6 Responses to “Combined M’s Top 10 Prospects”

  1. casey on March 3rd, 2016 7:34 am

    anyone with thoughts about where Heredia and Lee might fit on this list. Guess it is hard to see Dae-Ho as a prospect….

  2. Longgeorge1 on March 3rd, 2016 7:44 am

    I realize (I think)how important minor league talent and development is to an organization. Unfortunately it is a lot like rating women in a bar. A lot of what happens is out of your control.

  3. Westside guy on March 3rd, 2016 7:49 am

    … plus, as you drink more and more alcohol, you start to convince yourself they look significantly better than they appear to a sober observer.

  4. Jay Yencich on March 3rd, 2016 9:24 am

    Huh. Well I guess I’m not the only one using this method now am I?

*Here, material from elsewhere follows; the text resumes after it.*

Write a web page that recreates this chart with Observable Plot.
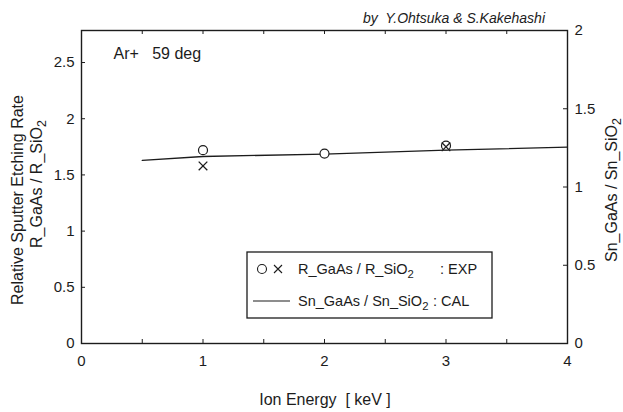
<!DOCTYPE html>
<html>
<head>
<meta charset="utf-8">
<script src="https://cdn.jsdelivr.net/npm/d3@7"></script>
<script src="https://cdn.jsdelivr.net/npm/@observablehq/plot@0.6"></script>
<style>
  html, body { margin: 0; padding: 0; background: #fff; }
  #chart { width: 623px; height: 412px; }
</style>
</head>
<body>
<div id="chart"></div>
<script>
// Experimental etching-rate ratio R_GaAs / R_SiO2 (left axis)
const circleEnergy = [1, 2, 3];
const circleRatio = [1.72, 1.69, 1.76];
const crossEnergy = [1, 3];
const crossRatio = [1.58, 1.75];

// Calculated sputter-yield ratio Sn_GaAs / Sn_SiO2 (right axis)
const calcEnergy = [0.5, 1, 2, 3, 4];
const calcRatio = [1.17, 1.195, 1.21, 1.235, 1.255];

// Axis ticks
const xLabelTicks = [0, 1, 2, 3, 4];
const xMinorTicks = [0, 0.5, 1, 1.5, 2, 2.5, 3, 3.5, 4];
const leftTicks = [0, 0.5, 1, 1.5, 2, 2.5];
const rightTicks = [0, 0.5, 1, 1.5, 2];

const leftMax = 2.785;
const rightMax = 2;
const k = leftMax / rightMax; // right-axis value -> left-axis units

const W = 623, H = 412;
const mT = 30, mB = 69, mL = 81, mR = 56;
const innerW = W - mL - mR, innerH = H - mT - mB;
const tickLen = 4;

const fmt = v => String(Math.round(v * 100) / 100);
const ink = "#1c1c1c";

const circles = circleEnergy.map((e, i) => ({energy: e, ratio: circleRatio[i]}));
const crosses = crossEnergy.map((e, i) => ({energy: e, ratio: crossRatio[i]}));
const calc = calcEnergy.map((e, i) => ({energy: e, ratio: calcRatio[i] * k}));
const rightScaled = rightTicks.map(v => v * k);

const chart = Plot.plot({
  width: W,
  height: H,
  marginTop: mT,
  marginBottom: mB,
  marginLeft: mL,
  marginRight: mR,
  style: {fontFamily: "'Liberation Sans', Arial, sans-serif", fontSize: "15px", color: ink, background: "#fff"},
  x: {domain: [0, 4]},
  y: {domain: [0, leftMax]},
  marks: [
    Plot.frame({stroke: ink, strokeWidth: 1.4}),
    // tick labels
    Plot.axisX(xLabelTicks, {anchor: "bottom", tickSize: 0, tickPadding: 12, tickFormat: fmt, fontSize: 15, label: null}),
    Plot.axisY(leftTicks, {anchor: "left", tickSize: 0, tickPadding: 7, tickFormat: fmt, fontSize: 15, label: null}),
    Plot.axisY(rightScaled, {anchor: "right", tickSize: 0, tickPadding: 7, tickFormat: d => fmt(d / k), fontSize: 15, label: null}),
    // short inward tick marks on all four sides
    Plot.tickX(xMinorTicks, {x: d => d, insetTop: innerH - tickLen, stroke: ink}),
    Plot.tickX(xMinorTicks, {x: d => d, insetBottom: innerH - tickLen, stroke: ink}),
    Plot.tickY(leftTicks, {y: d => d, insetRight: innerW - tickLen, stroke: ink}),
    Plot.tickY(rightScaled, {y: d => d, insetLeft: innerW - tickLen, stroke: ink}),
    // calculated curve
    Plot.line(calc, {x: "energy", y: "ratio", stroke: ink, strokeWidth: 1.3}),
    // experimental points
    Plot.dot(circles, {x: "energy", y: "ratio", symbol: "circle", r: 4.5, stroke: ink, fill: "#fff", strokeWidth: 1.2}),
    Plot.dot(crosses, {x: "energy", y: "ratio", symbol: "times", r: 4, stroke: ink, strokeWidth: 1.3}),
    Plot.text(["Ar+\u00a0\u00a0\u00a059 deg"], {frameAnchor: "top-left", dx: 32, dy: 17, textAnchor: "start", fontSize: 16, fill: ink})
  ]
});

document.getElementById("chart").appendChild(chart);

const svg = d3.select(chart);
const font = "'Liberation Sans', Arial, sans-serif";

// text with a subscript "2" on SiO2
function subText(g, parts) {
  parts.forEach(p => {
    if (p.sub) {
      g.append("tspan").attr("dy", "0.35em").attr("font-size", "0.78em").text(p.t);
    } else {
      g.append("tspan").text(p.t);
    }
  });
}

// byline
svg.append("text")
  .attr("x", 545).attr("y", 23)
  .attr("text-anchor", "end")
  .attr("font-family", font).attr("font-style", "italic").attr("font-size", 14)
  .attr("fill", ink)
  .text("by  Y.Ohtsuka & S.Kakehashi");

// left axis title (two lines)
svg.append("text")
  .attr("transform", "translate(23,200) rotate(-90)")
  .attr("text-anchor", "middle")
  .attr("font-family", font).attr("font-size", 16).attr("fill", ink)
  .text("Relative Sputter Etching Rate");
subText(
  svg.append("text")
    .attr("transform", "translate(42,184) rotate(-90)")
    .attr("text-anchor", "middle")
    .attr("font-family", font).attr("font-size", 16).attr("fill", ink),
  [{t: "R_GaAs / R_SiO"}, {t: "2", sub: true}]
);

// right axis title
subText(
  svg.append("text")
    .attr("transform", "translate(617,190) rotate(-90)")
    .attr("text-anchor", "middle")
    .attr("font-family", font).attr("font-size", 16).attr("fill", ink),
  [{t: "Sn_GaAs / Sn_SiO"}, {t: "2", sub: true}]
);

// x axis title
svg.append("text")
  .attr("x", 325).attr("y", 405)
  .attr("text-anchor", "middle")
  .attr("font-family", font).attr("font-size", 16).attr("fill", ink)
  .text("Ion Energy  [ keV ]");

// legend
const lg = svg.append("g")
  .attr("font-family", font).attr("font-size", 14.5).attr("fill", ink)
  .attr("text-anchor", "start");
lg.append("rect")
  .attr("x", 247).attr("y", 252).attr("width", 245).attr("height", 66)
  .attr("fill", "#fff").attr("stroke", ink).attr("stroke-width", 1.3);
lg.append("circle").attr("cx", 262).attr("cy", 269).attr("r", 4.5)
  .attr("fill", "none").attr("stroke", ink).attr("stroke-width", 1.1);
lg.append("path").attr("d", "M274,265L282,273M274,273L282,265")
  .attr("stroke", ink).attr("stroke-width", 1.1);
subText(lg.append("text").attr("x", 298).attr("y", 274),
  [{t: "R_GaAs / R_SiO"}, {t: "2", sub: true}]);
lg.append("text").attr("x", 440).attr("y", 274).text(": EXP");
lg.append("line").attr("x1", 253).attr("x2", 290).attr("y1", 301).attr("y2", 301)
  .attr("stroke", ink).attr("stroke-width", 1.2);
subText(lg.append("text").attr("x", 298).attr("y", 306),
  [{t: "Sn_GaAs / Sn_SiO"}, {t: "2", sub: true}]);
lg.append("text").attr("x", 433).attr("y", 306).text(": CAL");
</script>
</body>
</html>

    I’ve been trying to sort through it myself and I just don’t know. While he and I disagree on a lot of stuff generally, I can see Churchill’s rationale in ranking O’Neill ahead of everyone else because it seems like he has that mental edge that has allowed him to keep improving and the rampage he went on post-Team Canada was statistically fascinating. If you had told me a year ago that the former catcher, son of a body builder would be making such good use of his tools that they were spotting him in center field now and then, I wouldn’t believe you. But it’s happening.

    I’ll probably chime in over the course of the next few days with thoughts and responses, but I think that there’s quite a bit to be excited about at the low levels pitching-wise between Wells, Brentz, Orozco, Thompson, Neidert, and Mobley, which could’ve been bordering on ridiculous had we been able to retain some of the pitching we gave up over the offseason (de los Santos being the big one).

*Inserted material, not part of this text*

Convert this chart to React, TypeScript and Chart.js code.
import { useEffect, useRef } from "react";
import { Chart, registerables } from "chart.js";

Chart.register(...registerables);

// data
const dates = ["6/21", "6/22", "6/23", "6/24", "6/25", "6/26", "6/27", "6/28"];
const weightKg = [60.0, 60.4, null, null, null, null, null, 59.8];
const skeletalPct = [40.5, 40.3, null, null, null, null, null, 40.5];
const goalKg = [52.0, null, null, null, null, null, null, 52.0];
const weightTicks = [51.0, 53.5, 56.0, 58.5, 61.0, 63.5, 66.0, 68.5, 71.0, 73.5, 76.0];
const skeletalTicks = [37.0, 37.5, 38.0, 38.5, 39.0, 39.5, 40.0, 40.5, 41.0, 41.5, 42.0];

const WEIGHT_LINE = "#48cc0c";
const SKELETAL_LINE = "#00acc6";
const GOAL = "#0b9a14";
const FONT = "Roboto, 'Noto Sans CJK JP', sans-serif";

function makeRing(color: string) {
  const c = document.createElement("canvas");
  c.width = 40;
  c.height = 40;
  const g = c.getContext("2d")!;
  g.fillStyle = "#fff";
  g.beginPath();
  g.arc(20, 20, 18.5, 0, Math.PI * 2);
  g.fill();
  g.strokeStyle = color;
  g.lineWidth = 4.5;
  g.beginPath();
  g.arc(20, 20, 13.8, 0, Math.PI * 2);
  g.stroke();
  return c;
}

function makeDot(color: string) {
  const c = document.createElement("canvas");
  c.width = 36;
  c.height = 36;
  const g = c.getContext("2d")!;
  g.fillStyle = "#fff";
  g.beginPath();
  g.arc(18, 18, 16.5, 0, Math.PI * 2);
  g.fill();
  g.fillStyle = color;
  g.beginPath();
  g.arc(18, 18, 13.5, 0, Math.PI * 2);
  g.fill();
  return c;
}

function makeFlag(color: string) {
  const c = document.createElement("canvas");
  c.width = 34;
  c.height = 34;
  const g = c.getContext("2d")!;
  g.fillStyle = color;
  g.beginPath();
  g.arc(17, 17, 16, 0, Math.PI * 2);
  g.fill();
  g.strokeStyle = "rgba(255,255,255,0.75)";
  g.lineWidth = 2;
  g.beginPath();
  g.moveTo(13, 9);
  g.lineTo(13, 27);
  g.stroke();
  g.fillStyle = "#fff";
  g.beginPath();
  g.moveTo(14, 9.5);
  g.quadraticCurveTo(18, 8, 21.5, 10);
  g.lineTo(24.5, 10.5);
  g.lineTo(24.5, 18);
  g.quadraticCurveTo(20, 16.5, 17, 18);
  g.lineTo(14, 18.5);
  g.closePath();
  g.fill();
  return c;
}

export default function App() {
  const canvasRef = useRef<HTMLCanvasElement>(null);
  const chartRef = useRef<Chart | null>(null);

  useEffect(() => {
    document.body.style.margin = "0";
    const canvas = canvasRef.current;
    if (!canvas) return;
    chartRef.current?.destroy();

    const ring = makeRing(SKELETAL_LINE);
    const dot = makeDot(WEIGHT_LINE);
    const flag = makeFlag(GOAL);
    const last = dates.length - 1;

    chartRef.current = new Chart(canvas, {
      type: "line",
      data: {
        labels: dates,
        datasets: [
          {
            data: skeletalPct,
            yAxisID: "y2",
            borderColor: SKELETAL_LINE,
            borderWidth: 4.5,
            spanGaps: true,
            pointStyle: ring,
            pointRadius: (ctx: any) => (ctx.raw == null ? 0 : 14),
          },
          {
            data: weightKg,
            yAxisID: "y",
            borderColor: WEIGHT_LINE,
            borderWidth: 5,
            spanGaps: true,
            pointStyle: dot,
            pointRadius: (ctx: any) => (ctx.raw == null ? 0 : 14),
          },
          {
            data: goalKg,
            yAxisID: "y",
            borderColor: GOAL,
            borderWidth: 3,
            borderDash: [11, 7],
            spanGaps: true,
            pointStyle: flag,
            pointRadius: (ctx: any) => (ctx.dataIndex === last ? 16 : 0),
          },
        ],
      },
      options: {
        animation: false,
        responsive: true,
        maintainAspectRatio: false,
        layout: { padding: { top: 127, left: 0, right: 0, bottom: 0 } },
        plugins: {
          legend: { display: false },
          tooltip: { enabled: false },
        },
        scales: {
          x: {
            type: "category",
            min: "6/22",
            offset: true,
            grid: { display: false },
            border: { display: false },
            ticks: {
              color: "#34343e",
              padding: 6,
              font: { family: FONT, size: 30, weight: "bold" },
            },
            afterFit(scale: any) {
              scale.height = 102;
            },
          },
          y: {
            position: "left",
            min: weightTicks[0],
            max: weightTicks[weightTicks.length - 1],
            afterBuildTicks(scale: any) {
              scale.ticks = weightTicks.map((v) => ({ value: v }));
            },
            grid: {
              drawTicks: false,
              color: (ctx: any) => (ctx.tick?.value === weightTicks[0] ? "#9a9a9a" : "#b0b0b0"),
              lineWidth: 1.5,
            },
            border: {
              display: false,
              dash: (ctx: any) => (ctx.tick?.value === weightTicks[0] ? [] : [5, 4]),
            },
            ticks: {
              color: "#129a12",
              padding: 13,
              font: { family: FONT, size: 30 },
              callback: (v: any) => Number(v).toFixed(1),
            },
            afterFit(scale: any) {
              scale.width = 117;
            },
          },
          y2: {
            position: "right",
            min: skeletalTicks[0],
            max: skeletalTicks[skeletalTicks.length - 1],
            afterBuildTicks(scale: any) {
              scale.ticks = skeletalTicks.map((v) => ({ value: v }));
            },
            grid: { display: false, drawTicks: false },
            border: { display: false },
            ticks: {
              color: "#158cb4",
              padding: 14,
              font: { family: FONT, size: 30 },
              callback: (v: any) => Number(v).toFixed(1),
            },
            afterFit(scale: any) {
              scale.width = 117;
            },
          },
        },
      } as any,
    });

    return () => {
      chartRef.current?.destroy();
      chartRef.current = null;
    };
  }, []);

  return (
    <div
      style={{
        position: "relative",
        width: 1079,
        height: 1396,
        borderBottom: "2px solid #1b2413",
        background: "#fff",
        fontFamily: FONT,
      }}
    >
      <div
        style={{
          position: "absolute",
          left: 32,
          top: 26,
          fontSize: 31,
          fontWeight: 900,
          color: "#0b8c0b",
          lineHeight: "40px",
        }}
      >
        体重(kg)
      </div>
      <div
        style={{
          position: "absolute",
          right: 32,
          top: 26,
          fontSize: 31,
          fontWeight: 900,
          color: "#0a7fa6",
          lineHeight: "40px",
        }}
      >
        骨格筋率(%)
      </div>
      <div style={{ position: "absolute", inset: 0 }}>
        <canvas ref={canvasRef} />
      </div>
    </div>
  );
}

    For the most part, we’ve only added depth over the last calendar year, 2015 just happened to be a freak incident in which almost no one performed to their capacities. I’ve tried to steer away from pure speculation with my own rankings (hard to avoid), but it seems as if with the shift in philosophies, we could see a lot of rebound years. The rankings we have are low not for lack of talent, but lack of performance.

  5. Notfromboise on March 3rd, 2016 2:23 pm

    casey:

    Well, Heredia hit .285 with less than 25 homers in 6 years in the Cuban leagues, so make of that what you will. I haven’t done any deep digging, so I have no clue what his speed or defensive metrics are at. Knee jerk reaction would be 5th outfielder if that, considering he defected in 2014 and dropped off the radar entirely in 2015.

    As for Lee, he’s a complete wild card, one I’m looking forward to watching. He hits mistakes 400 feet, a skill we can use. .303/.387/.901 slash line in Japan. The Lotte Giants don’t show up on any of the reference sites for defense, so all we really know is he booted 15 errors in his last 4 full seasons. Judging from his Ruthian size, I doubt his range is anything to write home about.

    Worst case scenario: he’s probably the best DH we’ve have in a decade. Even if Montero and Lind hit lights out, he’s a solid bat off the bench for late inning replacements and inter-league games.

    And Westside summed up prospect evaluation perfectly. lol.

  6. maqman on March 5th, 2016 8:52 am

    Jay I’m looking forward to your in-depth evaluations. Thanks Marc for your comprehensive overview of the various evaluators’ opinions on our farm hands. I share Churchill’s optimism in regard to O’Neill. I’ve liked him from the first interview he gave after being drafted by the M’s. He didn’t haggle about his signing bonus ($800K as I recall) and signed right away so he could get started as a pro. He’s a confident young man with some real talent but he has some rough bits to sand down in the minors yet. I loved him saying “got him” after hitting a dinger off of Felix the first time he faced him.